A report by the Wall Street Journal cites "a person familiar with the matter" who revealed that Sony is no longer renewing its sponsorship contract with FIFA. The decision comes amid allegations that top FIFA executives are guilty of bribery and collusion when FIFA awarded the honor of hosting the next two World Cups to Russia and Qatar in 2018 and 2022 respectively.

Sony is the second of the six "top-tier" FIFA sponsors to walk out on FIFA. The Xperia maker follows in the footsteps of Emirates Airlines, which said a few weeks ago that it would discontinue its sponsorship.

Sony, whose eight-year contract ends in December, paid a total of 33 billion yen, or approximately $280 million, to be able to market its smartphones and LED TVs at this year's World Cup in Brazil.

Sony itself has not confirmed the report, but FIFA secretary-general Jerome Valcke told reporters in Ireland on Nov. 26 that the decision of Sony and Emirates Airlines to split from the World Cup has "nothing to do" with the controversy over the lack of transparency in the bidding process.

"I know that football is still a very strong product and I am not really concerned with FIFA's finances for the future," Valcke said.

The Journal's source, who spoke on condition of anonymity because he was not permitted to speak officially about the matter, believes the decision to leave FIFA may give the Japanese electronics company more room for restructuring efforts.

Sony aims to cut down on costs in its mobile and television division while growing its electronic devices business, particularly its image sensors department.
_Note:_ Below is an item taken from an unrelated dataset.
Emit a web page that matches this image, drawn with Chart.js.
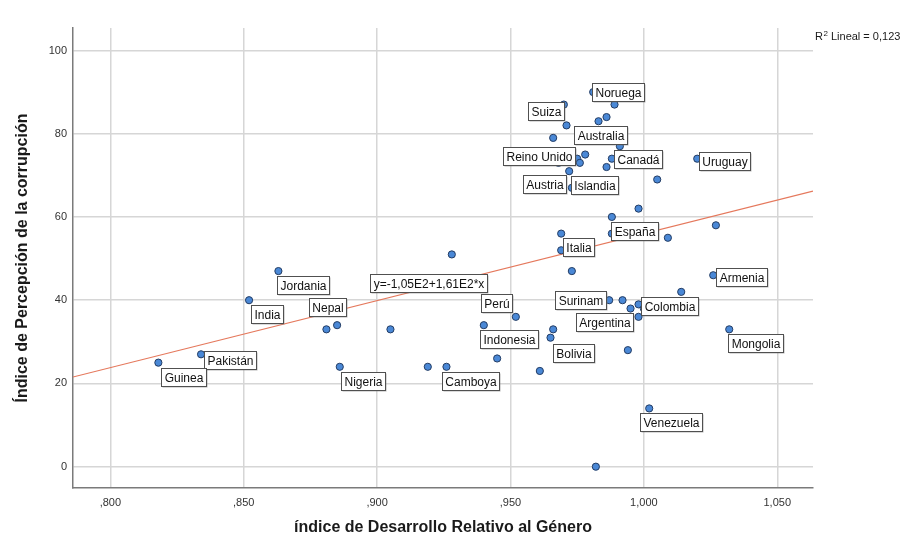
<!DOCTYPE html>
<html lang="es">
<head>
<meta charset="utf-8">
<title>IPC frente a IDG</title>
<script src="https://cdn.jsdelivr.net/npm/chart.js@4.4.1/dist/chart.umd.min.js"></script>
<style>
  html, body { margin: 0; padding: 0; background: #ffffff; }
  #wrap { position: relative; width: 907px; height: 541px; }
</style>
</head>
<body>
<div id="wrap"><canvas id="chart"></canvas></div>
<script>
// Índice de Desarrollo Relativo al Género (eje X)
const gdiValues = [
  0.981, 0.989, 0.970, 0.986, 0.983, 0.971, 0.966, 0.991, 0.978, 0.975,
  0.976, 0.968, 0.988, 0.986, 1.020, 0.972, 1.005, 0.973, 0.998, 0.988,
  1.027, 0.969, 0.988, 1.009, 0.969, 0.973, 1.026, 1.014, 0.987, 0.992,
  0.998, 0.995, 1.000, 0.952, 0.998, 0.966, 0.965, 0.994, 1.032, 0.945,
  0.961, 1.002, 0.982, 0.863, 0.852, 0.881, 0.885, 0.905, 0.834, 0.818,
  0.886, 0.928, 0.940, 0.919, 0.926
];
// Índice de Percepción de la corrupción (eje Y)
const cpiValues = [
  90, 87, 87, 84, 83, 82, 79, 77, 75, 74,
  73, 73, 74, 72, 74, 71, 69, 67, 62, 60,
  58, 56, 56, 55, 52, 47, 46, 42, 40, 40,
  39, 38, 38, 36, 36, 33, 31, 28, 33, 26,
  23, 14, 0, 47, 40, 33, 34, 33, 27, 25,
  24, 51, 34, 24, 24
];
// Etiquetas de país ('' = punto sin etiqueta)
const countryNames = [
  'Noruega', '', 'Suiza', '', '', '', '', 'Australia', '', '',
  '', 'Reino Unido', 'Canadá', '', 'Uruguay', 'Austria', '', 'Islandia', '', '',
  '', '', 'España', '', 'Italia', '', 'Armenia', '', 'Surinam', '',
  '', '', 'Colombia', 'Perú', 'Argentina', '', 'Bolivia', '', 'Mongolia', '',
  '', 'Venezuela', '', 'Jordania', 'India', '', 'Nepal', '', 'Pakistán', 'Guinea',
  'Nigeria', '', 'Indonesia', '', 'Camboya'
];
// Recta de ajuste lineal: y = -1,05E2 + 1,61E2*x
const fitIntercept = -105;
const fitSlope = 161;
const fitR2 = '0,123';
const xTickValues = [0.80, 0.85, 0.90, 0.95, 1.00, 1.05];
const yTickValues = [0, 20, 40, 60, 80, 100];

const X_MIN = 0.786, X_MAX = 1.0634;
const Y_MIN = -5.12, Y_MAX = 105.4;

const points = gdiValues.map((x, i) => ({ x: x, y: cpiValues[i] }));
const fitLine = [X_MIN, X_MAX].map(x => ({ x: x, y: fitIntercept + fitSlope * x }));

const FONT = '"Liberation Sans", Arial, Helvetica, sans-serif';

function fmtDec(v) {
  return v.toFixed(3).replace('.', ',').replace(/^0/, '');
}

// Cajas de etiqueta junto a cada punto (desplazamiento del centro en px)
const pointLabels = {
  id: 'pointLabels',
  afterDatasetsDraw(chart, args, opts) {
    const ctx = chart.ctx;
    const meta = chart.getDatasetMeta(0);
    ctx.save();
    ctx.font = '12px ' + FONT;
    ctx.textAlign = 'center';
    ctx.textBaseline = 'middle';
    const drawBox = (text, cx, cy) => {
      const w = Math.round(ctx.measureText(text).width + 6);
      const h = 18;
      const x0 = Math.round(cx - w / 2) + 0.5, y0 = Math.round(cy - h / 2) + 0.5;
      ctx.fillStyle = 'rgba(120,120,120,0.55)';
      ctx.fillRect(x0 + 1, y0 + 1, w, h);
      ctx.fillStyle = '#ffffff';
      ctx.fillRect(x0, y0, w, h);
      ctx.strokeStyle = '#505050';
      ctx.lineWidth = 1;
      ctx.strokeRect(x0, y0, w, h);
      ctx.fillStyle = '#111111';
      ctx.fillText(text, x0 + w / 2, y0 + h / 2 + 1);
    };
    meta.data.forEach((el, i) => {
      const name = countryNames[i];
      if (!name) return;
      const off = opts.offsets[name] || [20, 12];
      drawBox(name, el.x + off[0], el.y + off[1]);
    });
    // Ecuación de la recta
    const xs = chart.scales.x, ys = chart.scales.y;
    drawBox(opts.equation.text,
      xs.getPixelForValue(opts.equation.x),
      ys.getPixelForValue(opts.equation.y));
    ctx.restore();
  }
};

// Títulos de ejes y R²
const decorations = {
  id: 'decorations',
  afterDraw(chart) {
    const ctx = chart.ctx;
    const a = chart.chartArea;
    ctx.save();
    ctx.fillStyle = '#1a1a1a';
    ctx.font = 'bold 16px ' + FONT;
    ctx.textAlign = 'center';
    ctx.textBaseline = 'middle';
    ctx.fillText('índice de Desarrollo Relativo al Género', (a.left + a.right) / 2, 528);
    ctx.translate(23, (a.top + a.bottom) / 2);
    ctx.rotate(-Math.PI / 2);
    ctx.fillText('Índice de Percepción de la corrupción', 0, 0);
    ctx.restore();

    ctx.save();
    ctx.fillStyle = '#1a1a1a';
    ctx.textBaseline = 'alphabetic';
    ctx.textAlign = 'left';
    let x = a.right + 2;
    const base = 40;
    ctx.font = '11px ' + FONT;
    ctx.fillText('R', x, base);
    x += ctx.measureText('R').width + 0.5;
    ctx.font = '8px ' + FONT;
    ctx.fillText('2', x, base - 4);
    x += ctx.measureText('2').width;
    ctx.font = '11px ' + FONT;
    ctx.fillText(' Lineal = ' + fitR2, x, base);
    ctx.restore();
  }
};

new Chart(document.getElementById('chart'), {
  type: 'scatter',
  data: {
    datasets: [
      {
        label: 'Países',
        data: points,
        order: 0,
        pointRadius: 3.6,
        pointHoverRadius: 3.6,
        pointBackgroundColor: '#4a88d6',
        pointBorderColor: '#233c63',
        pointBorderWidth: 1
      },
      {
        type: 'line',
        label: 'Lineal',
        data: fitLine,
        order: 1,
        borderColor: '#e5785c',
        borderWidth: 1.2,
        pointRadius: 0,
        fill: false,
        tension: 0
      }
    ]
  },
  plugins: [pointLabels, decorations],
  options: {
    responsive: true,
    maintainAspectRatio: false,
    animation: false,
    events: [],
    layout: { padding: { top: 28, right: 94, left: 0, bottom: 0 } },
    plugins: {
      legend: { display: false },
      tooltip: { enabled: false },
      pointLabels: {
        equation: { text: 'y=-1,05E2+1,61E2*x', x: 0.9192, y: 44.2 },
        offsets: {
          'Noruega': [25, 0], 'Suiza': [-18, 6], 'Australia': [-19, -11],
          'Reino Unido': [-20, -7], 'Canadá': [26, 0], 'Uruguay': [27, 2],
          'Austria': [-25, 13], 'Islandia': [23, -3], 'España': [23, -3],
          'Italia': [17, -3], 'Armenia': [28, 2], 'Surinam': [-29, 0],
          'Colombia': [26, -3], 'Argentina': [-34, 5], 'Perú': [-19, -14],
          'Indonesia': [25, 14], 'Bolivia': [23, 15], 'Mongolia': [26, 14],
          'Venezuela': [22, 14], 'Camboya': [24, 14], 'Nigeria': [23, 14],
          'Jordania': [25, 14], 'India': [18, 14], 'Nepal': [-10, -18],
          'Pakistán': [29, 6], 'Guinea': [25, 14]
        }
      }
    },
    scales: {
      x: {
        type: 'linear',
        min: X_MIN,
        max: X_MAX,
        afterFit(scale) { scale.height = 53; },
        afterBuildTicks(scale) { scale.ticks = xTickValues.map(v => ({ value: v })); },
        ticks: {
          padding: 8,
          color: '#333333',
          font: { family: FONT, size: 11 },
          callback: v => fmtDec(v)
        },
        grid: { color: '#d6d6d6', lineWidth: 1.5, drawTicks: false },
        border: { color: '#7a7a7a', width: 1.5 }
      },
      y: {
        type: 'linear',
        min: Y_MIN,
        max: Y_MAX,
        afterFit(scale) { scale.width = 73; },
        afterBuildTicks(scale) { scale.ticks = yTickValues.map(v => ({ value: v })); },
        ticks: {
          padding: 6,
          color: '#333333',
          font: { family: FONT, size: 11 },
          callback: v => String(v)
        },
        grid: { color: '#d6d6d6', lineWidth: 1.5, drawTicks: false },
        border: { color: '#7a7a7a', width: 1.5 }
      }
    }
  }
});
</script>
</body>
</html>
However, the source also says that Sony expressed concern over the negative implications of being associated with FIFA.

In fact, Sony called for FIFA to "adhere to its principles of integrity, ethics and fair play across all aspects of its operations" and address the bribery allegations through a thorough investigation. FIFA conceded and commissioned former U.S. prosecutor Michael Garcia to conduct an investigation of the 2010 vote.

However, the 430-page report compiled by Garcia is currently unpublished, and Garcia himself challenges the report summary published by FIFA ethics panel chairman Hans-Joachim Eckert.

According to Eckert, the investigation found no reason to reopen the bidding process, but Garcia says the summary contains information taken out of context and "numerous materially incomplete and erroneous representations of the facts and conclusions."

A meeting with Eckert and Garcia has led to the decision to elevate the issue of whether to publish the report or not to Domenico Scala, chairman of FIFA's audit and compliance committee. FIFA later admitted that "there seem[s] to be grounds for suspicion that, in isolated cases, international transfers of assets with connections to Switzerland took place, which merit examination by the criminal prosecution authorities."